The first university statute in Russia was the Plan for the Founding of Moscow University, which was approved on Jan. 12 (23), 1755. In accordance with the statute, the university was to be under the jurisdiction of the Senate and was to be administered by curators appointed by the monarch. The curators were to be advised by a collegium of professors. All disciplinary matters were to be handled by a university court.
The decision to open universities in Vil’na (now Vil’nius), Kazan, and Kharkov created the need for a general university statute. The first such statute, which established the autonomy of universities, was promulgated on Nov. 5 (17), 1804. At the head of each university was a council of professors, which elected the rector, named professors to chairs, determined the course of studies, and acted as the academic council and university court of highest instance. Each university was the center of a school district (uchebnyi okrug); the universities directed the work of primary and secondary educational institutions and fulfilled the functions of censors.
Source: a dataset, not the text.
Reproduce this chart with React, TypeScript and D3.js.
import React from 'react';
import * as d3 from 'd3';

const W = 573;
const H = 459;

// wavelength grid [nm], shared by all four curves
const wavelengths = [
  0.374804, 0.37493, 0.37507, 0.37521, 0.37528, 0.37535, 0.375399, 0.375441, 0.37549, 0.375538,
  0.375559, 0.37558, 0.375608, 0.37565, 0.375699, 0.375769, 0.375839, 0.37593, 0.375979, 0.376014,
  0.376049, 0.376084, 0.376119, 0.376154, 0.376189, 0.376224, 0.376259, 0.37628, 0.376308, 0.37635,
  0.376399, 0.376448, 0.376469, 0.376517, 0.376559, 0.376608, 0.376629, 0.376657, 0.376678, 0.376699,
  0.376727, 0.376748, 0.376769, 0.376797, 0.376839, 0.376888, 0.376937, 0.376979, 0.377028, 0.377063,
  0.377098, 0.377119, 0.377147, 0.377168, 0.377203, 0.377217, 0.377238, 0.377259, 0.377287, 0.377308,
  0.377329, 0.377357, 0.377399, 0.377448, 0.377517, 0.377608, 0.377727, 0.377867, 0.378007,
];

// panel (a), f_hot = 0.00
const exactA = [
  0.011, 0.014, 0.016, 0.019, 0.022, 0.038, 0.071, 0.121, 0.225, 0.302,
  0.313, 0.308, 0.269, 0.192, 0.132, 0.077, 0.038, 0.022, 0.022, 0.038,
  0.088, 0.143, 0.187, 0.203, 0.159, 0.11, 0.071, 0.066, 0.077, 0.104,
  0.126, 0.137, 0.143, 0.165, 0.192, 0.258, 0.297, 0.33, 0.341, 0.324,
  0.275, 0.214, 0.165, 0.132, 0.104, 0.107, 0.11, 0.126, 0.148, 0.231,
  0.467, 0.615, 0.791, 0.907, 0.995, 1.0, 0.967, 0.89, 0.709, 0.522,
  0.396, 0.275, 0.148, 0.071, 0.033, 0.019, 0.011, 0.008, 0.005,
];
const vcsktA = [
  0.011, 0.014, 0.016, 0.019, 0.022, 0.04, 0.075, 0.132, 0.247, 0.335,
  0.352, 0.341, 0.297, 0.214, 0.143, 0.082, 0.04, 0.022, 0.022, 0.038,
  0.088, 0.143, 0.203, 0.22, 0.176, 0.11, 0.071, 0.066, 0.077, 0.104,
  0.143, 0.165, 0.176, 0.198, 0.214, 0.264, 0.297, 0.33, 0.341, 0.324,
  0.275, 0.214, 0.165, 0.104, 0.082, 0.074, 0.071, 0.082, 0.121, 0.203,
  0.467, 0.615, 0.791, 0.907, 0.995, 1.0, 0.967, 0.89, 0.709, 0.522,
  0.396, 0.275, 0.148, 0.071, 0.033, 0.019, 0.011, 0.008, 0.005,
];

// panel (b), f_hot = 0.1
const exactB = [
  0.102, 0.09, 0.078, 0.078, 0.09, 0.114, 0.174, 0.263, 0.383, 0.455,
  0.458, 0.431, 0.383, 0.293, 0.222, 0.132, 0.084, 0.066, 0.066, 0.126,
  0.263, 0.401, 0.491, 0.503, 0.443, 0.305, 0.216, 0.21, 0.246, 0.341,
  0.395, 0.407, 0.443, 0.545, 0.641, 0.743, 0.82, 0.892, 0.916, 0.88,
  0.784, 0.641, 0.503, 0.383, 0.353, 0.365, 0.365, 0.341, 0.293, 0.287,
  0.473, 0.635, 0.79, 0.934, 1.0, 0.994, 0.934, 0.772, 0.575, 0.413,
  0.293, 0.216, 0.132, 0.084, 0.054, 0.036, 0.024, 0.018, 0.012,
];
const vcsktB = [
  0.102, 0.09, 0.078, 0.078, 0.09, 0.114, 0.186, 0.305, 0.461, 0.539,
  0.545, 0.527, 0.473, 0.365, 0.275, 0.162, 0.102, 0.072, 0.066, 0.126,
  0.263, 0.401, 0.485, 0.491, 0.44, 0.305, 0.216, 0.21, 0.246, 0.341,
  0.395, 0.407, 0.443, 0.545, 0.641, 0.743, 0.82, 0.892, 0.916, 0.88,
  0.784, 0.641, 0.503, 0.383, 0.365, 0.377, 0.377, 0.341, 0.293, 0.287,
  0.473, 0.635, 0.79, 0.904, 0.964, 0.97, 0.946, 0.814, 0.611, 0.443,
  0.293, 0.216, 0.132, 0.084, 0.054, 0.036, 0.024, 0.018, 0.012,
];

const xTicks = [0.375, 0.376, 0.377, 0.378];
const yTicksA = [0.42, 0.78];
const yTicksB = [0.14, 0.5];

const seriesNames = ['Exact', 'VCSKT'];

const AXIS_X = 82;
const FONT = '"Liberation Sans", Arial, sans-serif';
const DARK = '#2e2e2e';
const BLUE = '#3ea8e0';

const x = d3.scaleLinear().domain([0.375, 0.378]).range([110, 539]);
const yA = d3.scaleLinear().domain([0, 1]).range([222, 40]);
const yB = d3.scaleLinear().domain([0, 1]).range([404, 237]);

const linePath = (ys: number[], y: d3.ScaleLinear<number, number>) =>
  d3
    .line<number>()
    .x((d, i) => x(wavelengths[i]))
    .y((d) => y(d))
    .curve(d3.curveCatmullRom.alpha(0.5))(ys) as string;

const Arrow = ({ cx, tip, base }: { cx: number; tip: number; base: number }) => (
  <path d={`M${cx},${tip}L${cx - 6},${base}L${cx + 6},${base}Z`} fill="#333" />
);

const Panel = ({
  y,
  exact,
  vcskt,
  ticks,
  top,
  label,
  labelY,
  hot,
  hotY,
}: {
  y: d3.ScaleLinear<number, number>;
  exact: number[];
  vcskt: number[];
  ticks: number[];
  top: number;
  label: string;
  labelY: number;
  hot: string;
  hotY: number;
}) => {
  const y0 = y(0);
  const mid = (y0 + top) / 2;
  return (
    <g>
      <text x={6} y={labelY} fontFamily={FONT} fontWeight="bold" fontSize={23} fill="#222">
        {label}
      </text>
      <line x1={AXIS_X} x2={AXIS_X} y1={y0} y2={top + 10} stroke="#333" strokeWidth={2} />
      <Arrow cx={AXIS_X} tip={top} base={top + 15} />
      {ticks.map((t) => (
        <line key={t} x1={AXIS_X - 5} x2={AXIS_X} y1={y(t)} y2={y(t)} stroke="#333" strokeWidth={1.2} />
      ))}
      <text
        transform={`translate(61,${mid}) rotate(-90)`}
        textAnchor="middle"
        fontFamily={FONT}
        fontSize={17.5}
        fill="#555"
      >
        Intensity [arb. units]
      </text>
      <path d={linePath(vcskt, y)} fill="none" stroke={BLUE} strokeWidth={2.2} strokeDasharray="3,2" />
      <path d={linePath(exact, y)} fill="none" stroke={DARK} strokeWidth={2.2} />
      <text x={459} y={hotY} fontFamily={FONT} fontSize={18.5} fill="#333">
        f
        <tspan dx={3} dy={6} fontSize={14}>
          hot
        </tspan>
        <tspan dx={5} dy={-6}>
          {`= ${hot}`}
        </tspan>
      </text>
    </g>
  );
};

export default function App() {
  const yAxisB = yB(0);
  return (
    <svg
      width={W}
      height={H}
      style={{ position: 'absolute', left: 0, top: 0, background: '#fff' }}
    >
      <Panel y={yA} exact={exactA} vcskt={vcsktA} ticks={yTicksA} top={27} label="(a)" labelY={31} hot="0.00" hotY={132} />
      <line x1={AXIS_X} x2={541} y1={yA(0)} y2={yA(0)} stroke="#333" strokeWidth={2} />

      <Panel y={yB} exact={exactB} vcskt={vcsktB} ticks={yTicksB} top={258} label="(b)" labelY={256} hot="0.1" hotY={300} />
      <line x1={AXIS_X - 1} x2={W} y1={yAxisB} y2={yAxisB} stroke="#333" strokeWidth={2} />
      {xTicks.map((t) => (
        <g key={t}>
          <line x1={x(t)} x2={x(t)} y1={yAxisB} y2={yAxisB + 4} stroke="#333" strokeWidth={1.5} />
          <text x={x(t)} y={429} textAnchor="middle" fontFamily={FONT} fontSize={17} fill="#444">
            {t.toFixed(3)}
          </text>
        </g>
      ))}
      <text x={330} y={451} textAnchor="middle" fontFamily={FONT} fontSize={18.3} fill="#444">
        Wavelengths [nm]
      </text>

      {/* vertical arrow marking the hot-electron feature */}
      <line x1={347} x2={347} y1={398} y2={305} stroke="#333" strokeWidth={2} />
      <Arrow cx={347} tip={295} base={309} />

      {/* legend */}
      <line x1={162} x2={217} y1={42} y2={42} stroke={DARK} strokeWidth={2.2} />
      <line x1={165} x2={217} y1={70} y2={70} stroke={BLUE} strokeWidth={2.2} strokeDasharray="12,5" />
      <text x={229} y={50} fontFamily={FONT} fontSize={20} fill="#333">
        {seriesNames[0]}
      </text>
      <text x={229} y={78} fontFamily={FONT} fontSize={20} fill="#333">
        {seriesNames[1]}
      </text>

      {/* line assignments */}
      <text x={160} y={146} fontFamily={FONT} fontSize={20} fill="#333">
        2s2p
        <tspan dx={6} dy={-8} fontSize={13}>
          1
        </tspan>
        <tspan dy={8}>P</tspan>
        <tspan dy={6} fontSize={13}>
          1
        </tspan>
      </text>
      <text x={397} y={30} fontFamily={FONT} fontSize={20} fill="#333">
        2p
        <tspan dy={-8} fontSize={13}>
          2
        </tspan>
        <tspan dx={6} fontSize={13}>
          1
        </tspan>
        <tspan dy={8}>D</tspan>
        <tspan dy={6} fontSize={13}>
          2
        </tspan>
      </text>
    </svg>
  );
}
During the reign of Nicholas I, the universities lost their autonomy. On July 26 (Aug. 7), 1835, a new university statute was promulgated in accordance with which the management of the universities passed to the superintendents of the school districts, which were under the jurisdiction of the Ministry of Public Education. New rectors had to be approved by the tsar, and new professors by the superintendent of the given school district. The council of professors in each university was deprived of its independence in matters of teaching and scholarship.
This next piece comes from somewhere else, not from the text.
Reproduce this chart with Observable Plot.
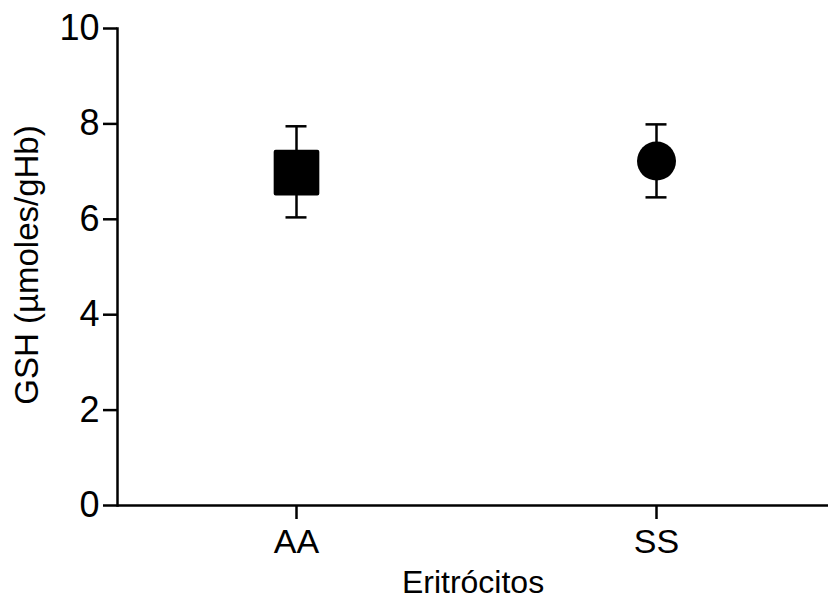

During the 1860’s, when many bourgeois reforms were introduced, the autonomy of the universities was restored. The University Statute of June 18 (30), 1863, reestablished the elective character of all professorships and administrative positions and restored the rights of the council of professors and the university court. As a result of the government’s increasingly reactionary nature in the 1880’s, however, a new university statute was promulgated on Aug. 23 (Sept. 4), 1884, depriving the universities of their autonomy. At the beginning of the Revolution of 1905–07, autonomy was reestablished by the Provisional Rules of Aug. 27, 1905, but the rules virtually lost their force after the coup d’etat of June 3, 1907. The University Statute of 1884 remained in effect until February 1917.
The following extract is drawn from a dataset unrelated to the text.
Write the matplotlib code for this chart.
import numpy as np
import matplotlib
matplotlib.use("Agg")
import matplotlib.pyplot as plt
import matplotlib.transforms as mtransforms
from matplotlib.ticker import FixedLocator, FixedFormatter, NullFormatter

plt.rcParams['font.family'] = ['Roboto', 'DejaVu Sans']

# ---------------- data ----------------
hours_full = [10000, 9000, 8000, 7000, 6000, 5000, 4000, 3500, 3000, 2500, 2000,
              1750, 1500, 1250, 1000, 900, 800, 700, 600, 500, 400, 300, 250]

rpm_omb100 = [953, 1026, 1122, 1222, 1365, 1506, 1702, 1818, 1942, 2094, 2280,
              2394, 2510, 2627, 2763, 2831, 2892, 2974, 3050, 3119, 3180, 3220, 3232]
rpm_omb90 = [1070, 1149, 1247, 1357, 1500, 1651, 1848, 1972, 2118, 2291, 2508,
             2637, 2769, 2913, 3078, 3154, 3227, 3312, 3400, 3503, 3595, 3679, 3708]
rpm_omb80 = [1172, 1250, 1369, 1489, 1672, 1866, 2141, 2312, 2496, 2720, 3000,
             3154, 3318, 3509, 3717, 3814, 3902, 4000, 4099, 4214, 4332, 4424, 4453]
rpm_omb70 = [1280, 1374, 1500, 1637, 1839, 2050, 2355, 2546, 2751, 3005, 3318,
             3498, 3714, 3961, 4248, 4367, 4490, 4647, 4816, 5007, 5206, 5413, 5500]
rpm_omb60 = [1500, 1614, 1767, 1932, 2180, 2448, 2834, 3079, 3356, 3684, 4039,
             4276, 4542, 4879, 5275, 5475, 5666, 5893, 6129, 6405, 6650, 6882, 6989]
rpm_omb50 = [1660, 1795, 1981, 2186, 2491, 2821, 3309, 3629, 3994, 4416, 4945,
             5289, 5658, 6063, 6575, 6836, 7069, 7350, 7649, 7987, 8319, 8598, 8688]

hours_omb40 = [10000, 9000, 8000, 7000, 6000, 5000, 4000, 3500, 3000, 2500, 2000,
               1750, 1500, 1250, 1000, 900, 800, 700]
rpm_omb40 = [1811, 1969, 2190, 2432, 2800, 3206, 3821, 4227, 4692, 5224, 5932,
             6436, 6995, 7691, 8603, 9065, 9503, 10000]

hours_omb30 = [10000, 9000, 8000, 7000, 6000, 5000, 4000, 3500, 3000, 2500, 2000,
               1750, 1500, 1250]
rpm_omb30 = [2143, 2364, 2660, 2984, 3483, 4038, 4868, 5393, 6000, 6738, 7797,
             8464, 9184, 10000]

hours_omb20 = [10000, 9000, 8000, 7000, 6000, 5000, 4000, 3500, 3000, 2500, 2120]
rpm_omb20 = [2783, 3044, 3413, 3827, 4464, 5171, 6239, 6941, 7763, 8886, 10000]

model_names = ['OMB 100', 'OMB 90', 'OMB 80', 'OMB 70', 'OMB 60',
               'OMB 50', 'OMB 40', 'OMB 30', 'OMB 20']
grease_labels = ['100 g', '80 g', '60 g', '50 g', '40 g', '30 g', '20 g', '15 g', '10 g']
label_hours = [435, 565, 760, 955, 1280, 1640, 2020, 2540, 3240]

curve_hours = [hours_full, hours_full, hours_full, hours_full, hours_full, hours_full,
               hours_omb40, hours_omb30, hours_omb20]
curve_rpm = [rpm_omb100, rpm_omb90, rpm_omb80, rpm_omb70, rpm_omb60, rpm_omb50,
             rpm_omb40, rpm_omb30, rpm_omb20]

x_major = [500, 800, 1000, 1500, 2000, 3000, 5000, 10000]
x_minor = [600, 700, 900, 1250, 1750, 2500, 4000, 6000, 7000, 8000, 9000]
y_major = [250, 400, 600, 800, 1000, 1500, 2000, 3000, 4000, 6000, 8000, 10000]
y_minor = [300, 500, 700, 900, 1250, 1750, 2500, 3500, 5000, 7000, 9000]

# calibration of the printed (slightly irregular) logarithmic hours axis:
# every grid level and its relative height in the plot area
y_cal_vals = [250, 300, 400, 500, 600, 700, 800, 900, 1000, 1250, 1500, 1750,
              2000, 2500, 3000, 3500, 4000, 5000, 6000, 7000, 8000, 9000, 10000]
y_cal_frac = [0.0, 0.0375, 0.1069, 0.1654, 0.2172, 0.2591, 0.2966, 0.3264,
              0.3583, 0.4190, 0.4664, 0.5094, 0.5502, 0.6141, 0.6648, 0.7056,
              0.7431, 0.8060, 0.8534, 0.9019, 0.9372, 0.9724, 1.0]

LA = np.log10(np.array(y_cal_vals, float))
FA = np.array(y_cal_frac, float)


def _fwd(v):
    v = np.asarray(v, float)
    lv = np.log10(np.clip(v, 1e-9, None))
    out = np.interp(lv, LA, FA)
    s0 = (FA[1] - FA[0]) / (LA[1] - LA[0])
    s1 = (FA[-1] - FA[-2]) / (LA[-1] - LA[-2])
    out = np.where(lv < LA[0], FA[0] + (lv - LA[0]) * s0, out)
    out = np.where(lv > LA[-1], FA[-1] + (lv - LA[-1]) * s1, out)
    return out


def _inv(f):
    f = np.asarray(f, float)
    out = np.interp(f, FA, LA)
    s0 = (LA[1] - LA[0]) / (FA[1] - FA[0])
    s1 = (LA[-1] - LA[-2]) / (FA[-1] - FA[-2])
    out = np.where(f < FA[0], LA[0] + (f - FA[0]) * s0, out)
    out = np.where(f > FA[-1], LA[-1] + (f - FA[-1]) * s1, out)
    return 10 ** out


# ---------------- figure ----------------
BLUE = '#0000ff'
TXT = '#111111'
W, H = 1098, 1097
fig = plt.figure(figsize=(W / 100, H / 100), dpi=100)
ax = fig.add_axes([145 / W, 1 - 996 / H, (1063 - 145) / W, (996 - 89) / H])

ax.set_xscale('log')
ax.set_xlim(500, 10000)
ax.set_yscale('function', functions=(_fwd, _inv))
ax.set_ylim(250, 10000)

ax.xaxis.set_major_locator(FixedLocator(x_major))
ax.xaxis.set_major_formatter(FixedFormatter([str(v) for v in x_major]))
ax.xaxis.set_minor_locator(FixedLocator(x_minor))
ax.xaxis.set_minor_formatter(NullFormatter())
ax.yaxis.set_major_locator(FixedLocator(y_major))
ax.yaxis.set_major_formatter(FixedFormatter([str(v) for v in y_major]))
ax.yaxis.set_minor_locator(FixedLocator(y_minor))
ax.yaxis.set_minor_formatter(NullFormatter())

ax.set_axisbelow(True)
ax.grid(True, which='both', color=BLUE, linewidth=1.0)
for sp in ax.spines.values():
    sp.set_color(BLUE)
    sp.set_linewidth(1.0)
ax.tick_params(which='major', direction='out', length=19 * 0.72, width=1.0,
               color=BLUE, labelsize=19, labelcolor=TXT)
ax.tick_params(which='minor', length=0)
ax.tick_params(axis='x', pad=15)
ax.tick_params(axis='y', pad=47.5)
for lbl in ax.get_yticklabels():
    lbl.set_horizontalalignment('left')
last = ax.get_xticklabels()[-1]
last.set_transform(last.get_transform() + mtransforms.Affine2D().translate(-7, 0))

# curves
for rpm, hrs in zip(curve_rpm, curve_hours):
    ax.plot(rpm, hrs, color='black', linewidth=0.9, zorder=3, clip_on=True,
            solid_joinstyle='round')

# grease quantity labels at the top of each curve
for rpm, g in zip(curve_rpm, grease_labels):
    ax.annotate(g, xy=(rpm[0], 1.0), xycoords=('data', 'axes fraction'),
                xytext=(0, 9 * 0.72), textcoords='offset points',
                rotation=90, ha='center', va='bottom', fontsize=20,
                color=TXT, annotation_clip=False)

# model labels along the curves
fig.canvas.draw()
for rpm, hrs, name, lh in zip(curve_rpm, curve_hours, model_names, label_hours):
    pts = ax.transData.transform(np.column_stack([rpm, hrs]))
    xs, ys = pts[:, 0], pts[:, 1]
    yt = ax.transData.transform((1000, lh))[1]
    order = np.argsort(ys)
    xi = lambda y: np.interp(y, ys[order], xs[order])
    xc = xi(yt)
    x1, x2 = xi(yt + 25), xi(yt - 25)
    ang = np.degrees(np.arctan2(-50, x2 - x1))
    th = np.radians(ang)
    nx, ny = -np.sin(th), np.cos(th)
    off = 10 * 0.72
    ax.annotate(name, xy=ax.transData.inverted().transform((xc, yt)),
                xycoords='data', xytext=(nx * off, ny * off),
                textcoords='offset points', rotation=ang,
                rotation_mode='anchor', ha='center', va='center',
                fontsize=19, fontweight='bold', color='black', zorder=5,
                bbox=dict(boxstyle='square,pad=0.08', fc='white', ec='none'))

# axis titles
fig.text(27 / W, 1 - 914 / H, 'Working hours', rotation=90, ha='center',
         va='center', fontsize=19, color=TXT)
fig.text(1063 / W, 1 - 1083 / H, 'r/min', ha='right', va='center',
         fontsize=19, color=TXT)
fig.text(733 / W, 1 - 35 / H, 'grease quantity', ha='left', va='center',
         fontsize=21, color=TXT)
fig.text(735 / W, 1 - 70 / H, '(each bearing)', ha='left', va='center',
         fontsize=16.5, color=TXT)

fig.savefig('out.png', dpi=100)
In the Soviet period, universities have been regulated by the Statute on Higher Educational Institutions in the USSR.
REFERENCES
Poln. sobr. zakonov Rossiiskoi imperii [Sobranie 1], vol. 28. St. Petersburg, 1830. Numbers 21497–21500.Ibid.: Sobranie 2, vol. 10. St. Petersburg, 1866. Number 8337.
Ibid.: Sobranie 2, vol. 38. St. Petersburg, 1866. Number 39752.
Ibid.: Sobranie 3, vol. 4. St. Petersburg, 1887. Number 2404.
Rozhdestvenskii, S. V. Istoricheskii obzor deiatel’nosti Ministerstva narodnogo prosveshcheniia, 1802–1902. St. Petersburg, 1902.
Eimontova, R. G. “Universitetskaia reforma 1863 g.” In the collection Istoricheskie zapiski, vol. 70. Moscow, 1961.
Shchetlinina, G. I. Universitety v Rossii i ustav 1884 g. Moscow, 1976.